Task statement — From the entries provided below, copy each line that contains the word "this".
[Start of Records for the task]
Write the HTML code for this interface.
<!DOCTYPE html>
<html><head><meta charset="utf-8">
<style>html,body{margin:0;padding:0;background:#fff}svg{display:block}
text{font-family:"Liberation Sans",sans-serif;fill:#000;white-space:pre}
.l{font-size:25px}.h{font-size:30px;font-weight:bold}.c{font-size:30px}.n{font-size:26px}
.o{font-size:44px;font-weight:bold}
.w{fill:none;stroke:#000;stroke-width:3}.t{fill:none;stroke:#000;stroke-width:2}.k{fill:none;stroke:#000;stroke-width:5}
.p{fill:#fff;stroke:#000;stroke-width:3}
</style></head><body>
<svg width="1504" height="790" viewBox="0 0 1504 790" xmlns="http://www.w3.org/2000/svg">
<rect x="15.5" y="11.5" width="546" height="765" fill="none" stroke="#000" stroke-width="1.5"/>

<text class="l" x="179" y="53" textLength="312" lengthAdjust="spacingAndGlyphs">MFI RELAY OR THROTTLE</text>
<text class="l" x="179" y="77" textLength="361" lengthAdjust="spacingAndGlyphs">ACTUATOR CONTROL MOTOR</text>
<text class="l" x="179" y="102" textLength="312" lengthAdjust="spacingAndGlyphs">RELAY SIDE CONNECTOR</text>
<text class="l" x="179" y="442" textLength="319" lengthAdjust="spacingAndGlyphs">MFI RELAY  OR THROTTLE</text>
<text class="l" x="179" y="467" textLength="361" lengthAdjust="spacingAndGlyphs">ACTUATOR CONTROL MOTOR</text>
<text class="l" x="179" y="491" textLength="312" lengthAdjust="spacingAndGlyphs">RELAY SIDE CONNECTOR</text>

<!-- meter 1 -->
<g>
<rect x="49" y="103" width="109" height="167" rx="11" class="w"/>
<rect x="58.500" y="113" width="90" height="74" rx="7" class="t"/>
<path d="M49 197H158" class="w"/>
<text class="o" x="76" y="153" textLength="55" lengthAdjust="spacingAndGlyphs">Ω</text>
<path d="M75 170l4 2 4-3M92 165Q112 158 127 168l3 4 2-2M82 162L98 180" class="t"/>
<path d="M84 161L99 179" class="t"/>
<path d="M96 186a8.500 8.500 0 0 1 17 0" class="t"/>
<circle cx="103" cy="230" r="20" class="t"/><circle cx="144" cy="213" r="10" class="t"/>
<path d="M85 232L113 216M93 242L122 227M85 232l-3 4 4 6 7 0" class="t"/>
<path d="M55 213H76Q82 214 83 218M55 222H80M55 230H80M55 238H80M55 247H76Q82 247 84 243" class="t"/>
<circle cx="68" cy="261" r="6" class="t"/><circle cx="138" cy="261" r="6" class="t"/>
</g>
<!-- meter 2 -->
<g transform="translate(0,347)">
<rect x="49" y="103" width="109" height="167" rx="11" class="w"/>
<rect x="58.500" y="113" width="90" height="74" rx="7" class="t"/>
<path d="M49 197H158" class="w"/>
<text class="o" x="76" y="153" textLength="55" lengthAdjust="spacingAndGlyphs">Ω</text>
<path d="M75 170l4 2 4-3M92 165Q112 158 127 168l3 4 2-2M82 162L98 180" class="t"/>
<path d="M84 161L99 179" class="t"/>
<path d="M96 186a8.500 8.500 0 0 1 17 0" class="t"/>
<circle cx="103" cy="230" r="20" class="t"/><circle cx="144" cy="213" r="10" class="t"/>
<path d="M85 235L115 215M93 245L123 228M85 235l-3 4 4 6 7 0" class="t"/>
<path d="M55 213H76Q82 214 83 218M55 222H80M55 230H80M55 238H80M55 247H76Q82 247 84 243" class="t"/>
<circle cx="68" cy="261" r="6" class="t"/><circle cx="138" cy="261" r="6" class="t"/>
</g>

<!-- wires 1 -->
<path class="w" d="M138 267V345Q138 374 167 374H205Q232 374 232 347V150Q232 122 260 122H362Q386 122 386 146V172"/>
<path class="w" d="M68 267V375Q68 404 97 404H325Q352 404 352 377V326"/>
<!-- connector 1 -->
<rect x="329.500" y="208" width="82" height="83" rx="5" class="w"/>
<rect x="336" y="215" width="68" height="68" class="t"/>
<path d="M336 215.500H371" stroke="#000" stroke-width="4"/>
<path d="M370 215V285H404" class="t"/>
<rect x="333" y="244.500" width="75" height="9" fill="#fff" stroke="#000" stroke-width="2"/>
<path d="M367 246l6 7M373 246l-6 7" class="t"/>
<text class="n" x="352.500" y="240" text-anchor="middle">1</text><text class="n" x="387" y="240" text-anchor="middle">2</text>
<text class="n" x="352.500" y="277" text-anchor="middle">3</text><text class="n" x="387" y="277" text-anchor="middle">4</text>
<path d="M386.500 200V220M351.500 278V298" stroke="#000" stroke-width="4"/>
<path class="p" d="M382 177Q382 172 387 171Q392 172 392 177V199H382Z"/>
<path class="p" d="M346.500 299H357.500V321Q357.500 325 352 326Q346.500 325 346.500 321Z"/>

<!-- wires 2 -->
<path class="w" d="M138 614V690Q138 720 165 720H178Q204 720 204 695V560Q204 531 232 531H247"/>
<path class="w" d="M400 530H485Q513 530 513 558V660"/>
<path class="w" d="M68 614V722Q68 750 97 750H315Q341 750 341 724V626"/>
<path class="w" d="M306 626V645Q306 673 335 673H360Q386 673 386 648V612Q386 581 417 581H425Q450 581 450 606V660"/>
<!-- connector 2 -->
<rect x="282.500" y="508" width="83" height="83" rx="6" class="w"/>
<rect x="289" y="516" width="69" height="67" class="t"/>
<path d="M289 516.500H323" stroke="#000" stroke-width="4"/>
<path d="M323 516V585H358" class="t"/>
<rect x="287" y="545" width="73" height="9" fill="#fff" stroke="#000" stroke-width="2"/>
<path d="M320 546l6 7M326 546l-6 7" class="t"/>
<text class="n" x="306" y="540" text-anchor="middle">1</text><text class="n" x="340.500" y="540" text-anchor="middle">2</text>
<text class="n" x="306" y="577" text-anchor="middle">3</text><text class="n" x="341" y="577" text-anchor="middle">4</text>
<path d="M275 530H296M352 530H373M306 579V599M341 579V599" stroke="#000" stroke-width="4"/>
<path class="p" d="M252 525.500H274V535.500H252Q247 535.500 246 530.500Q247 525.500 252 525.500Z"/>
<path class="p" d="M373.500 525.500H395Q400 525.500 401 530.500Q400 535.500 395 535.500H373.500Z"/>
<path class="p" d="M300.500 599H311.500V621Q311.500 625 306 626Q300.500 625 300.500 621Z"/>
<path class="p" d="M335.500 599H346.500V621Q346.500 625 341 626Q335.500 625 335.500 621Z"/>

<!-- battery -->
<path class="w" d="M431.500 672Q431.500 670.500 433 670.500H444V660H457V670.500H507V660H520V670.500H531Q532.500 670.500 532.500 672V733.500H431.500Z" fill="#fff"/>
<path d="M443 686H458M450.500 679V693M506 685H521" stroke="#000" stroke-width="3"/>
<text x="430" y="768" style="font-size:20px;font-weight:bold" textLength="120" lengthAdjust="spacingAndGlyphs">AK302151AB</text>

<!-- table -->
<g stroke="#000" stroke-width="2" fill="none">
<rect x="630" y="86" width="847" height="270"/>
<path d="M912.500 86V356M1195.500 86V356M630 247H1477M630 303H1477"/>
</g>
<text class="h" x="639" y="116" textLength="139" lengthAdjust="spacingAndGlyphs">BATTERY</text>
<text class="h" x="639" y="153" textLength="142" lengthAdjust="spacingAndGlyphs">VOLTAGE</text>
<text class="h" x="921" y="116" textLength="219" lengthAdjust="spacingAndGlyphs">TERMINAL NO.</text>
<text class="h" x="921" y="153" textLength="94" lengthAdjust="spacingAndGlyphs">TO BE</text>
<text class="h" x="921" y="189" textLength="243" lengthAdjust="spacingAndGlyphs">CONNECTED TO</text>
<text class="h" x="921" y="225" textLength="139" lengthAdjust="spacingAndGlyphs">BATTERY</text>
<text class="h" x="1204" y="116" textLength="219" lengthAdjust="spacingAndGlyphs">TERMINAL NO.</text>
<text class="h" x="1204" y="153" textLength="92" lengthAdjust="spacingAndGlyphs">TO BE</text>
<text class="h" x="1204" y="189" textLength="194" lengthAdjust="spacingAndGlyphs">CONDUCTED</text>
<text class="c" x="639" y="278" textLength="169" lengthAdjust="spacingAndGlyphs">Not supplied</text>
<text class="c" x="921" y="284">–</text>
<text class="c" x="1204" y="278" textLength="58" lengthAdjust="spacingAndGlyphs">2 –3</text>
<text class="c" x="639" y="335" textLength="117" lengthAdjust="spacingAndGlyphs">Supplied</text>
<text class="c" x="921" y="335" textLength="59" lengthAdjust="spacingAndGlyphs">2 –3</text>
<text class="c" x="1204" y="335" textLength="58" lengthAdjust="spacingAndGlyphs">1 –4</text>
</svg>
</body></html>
[End of Records for the task]
[Start of Records for the task]
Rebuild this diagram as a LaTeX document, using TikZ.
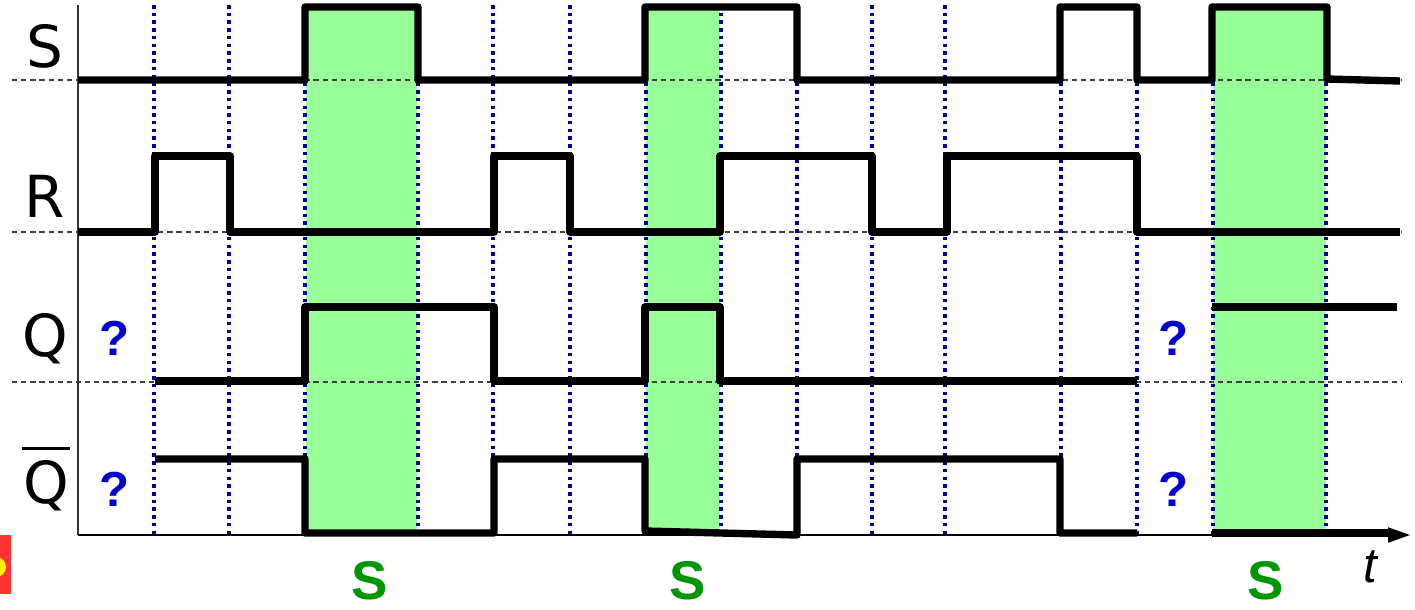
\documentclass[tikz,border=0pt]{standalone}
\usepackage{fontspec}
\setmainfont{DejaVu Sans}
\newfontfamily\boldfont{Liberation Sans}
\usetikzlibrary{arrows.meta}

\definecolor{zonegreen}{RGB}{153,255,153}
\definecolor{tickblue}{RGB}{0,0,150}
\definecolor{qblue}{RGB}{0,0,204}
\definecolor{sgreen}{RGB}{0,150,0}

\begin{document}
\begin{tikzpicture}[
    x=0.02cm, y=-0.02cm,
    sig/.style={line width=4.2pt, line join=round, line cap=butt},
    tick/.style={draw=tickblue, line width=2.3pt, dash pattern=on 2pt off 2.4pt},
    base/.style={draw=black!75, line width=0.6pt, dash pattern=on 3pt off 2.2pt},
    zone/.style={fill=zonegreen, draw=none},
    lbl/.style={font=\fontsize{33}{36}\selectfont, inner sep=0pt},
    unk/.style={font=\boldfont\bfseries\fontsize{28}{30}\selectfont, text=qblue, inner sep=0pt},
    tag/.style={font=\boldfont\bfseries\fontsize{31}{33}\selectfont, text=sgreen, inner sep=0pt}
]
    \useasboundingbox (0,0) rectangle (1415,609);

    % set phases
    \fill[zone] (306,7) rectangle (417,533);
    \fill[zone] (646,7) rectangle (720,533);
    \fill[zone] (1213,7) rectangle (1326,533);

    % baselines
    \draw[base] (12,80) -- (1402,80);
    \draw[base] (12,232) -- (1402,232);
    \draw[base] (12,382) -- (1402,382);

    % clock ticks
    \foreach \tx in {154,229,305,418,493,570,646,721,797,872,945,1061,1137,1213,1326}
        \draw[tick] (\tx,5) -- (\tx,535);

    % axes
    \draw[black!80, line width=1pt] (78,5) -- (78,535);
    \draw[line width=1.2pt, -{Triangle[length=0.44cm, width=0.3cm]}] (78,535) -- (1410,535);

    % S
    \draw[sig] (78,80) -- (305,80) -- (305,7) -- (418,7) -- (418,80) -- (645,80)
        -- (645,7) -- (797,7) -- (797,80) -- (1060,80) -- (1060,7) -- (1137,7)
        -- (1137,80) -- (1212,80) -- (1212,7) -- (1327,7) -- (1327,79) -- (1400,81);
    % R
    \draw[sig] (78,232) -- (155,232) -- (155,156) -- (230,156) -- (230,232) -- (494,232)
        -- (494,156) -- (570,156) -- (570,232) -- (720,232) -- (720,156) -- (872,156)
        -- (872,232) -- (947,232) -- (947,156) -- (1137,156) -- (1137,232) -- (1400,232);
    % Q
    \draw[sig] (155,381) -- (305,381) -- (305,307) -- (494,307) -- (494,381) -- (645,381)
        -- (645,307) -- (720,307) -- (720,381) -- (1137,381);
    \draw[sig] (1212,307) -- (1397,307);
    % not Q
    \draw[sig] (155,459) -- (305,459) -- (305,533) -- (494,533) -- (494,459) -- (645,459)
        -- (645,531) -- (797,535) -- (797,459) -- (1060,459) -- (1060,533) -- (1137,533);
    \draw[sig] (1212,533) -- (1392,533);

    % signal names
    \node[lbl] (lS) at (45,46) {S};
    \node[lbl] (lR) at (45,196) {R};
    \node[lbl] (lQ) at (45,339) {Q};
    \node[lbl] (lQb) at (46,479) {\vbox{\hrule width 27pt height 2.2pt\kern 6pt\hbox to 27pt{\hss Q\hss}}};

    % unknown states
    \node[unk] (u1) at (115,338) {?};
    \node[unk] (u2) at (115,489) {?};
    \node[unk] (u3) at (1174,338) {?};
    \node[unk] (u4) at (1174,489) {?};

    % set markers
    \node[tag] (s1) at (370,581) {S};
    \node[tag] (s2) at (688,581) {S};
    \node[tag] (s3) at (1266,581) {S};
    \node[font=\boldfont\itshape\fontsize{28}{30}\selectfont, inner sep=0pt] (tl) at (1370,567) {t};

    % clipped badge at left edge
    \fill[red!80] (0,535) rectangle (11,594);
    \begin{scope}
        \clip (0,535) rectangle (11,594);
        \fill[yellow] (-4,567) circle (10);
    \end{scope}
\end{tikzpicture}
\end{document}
[End of Records for the task]
Task output —
Write the HTML code for this interface.
Rebuild this diagram as a LaTeX document, using TikZ.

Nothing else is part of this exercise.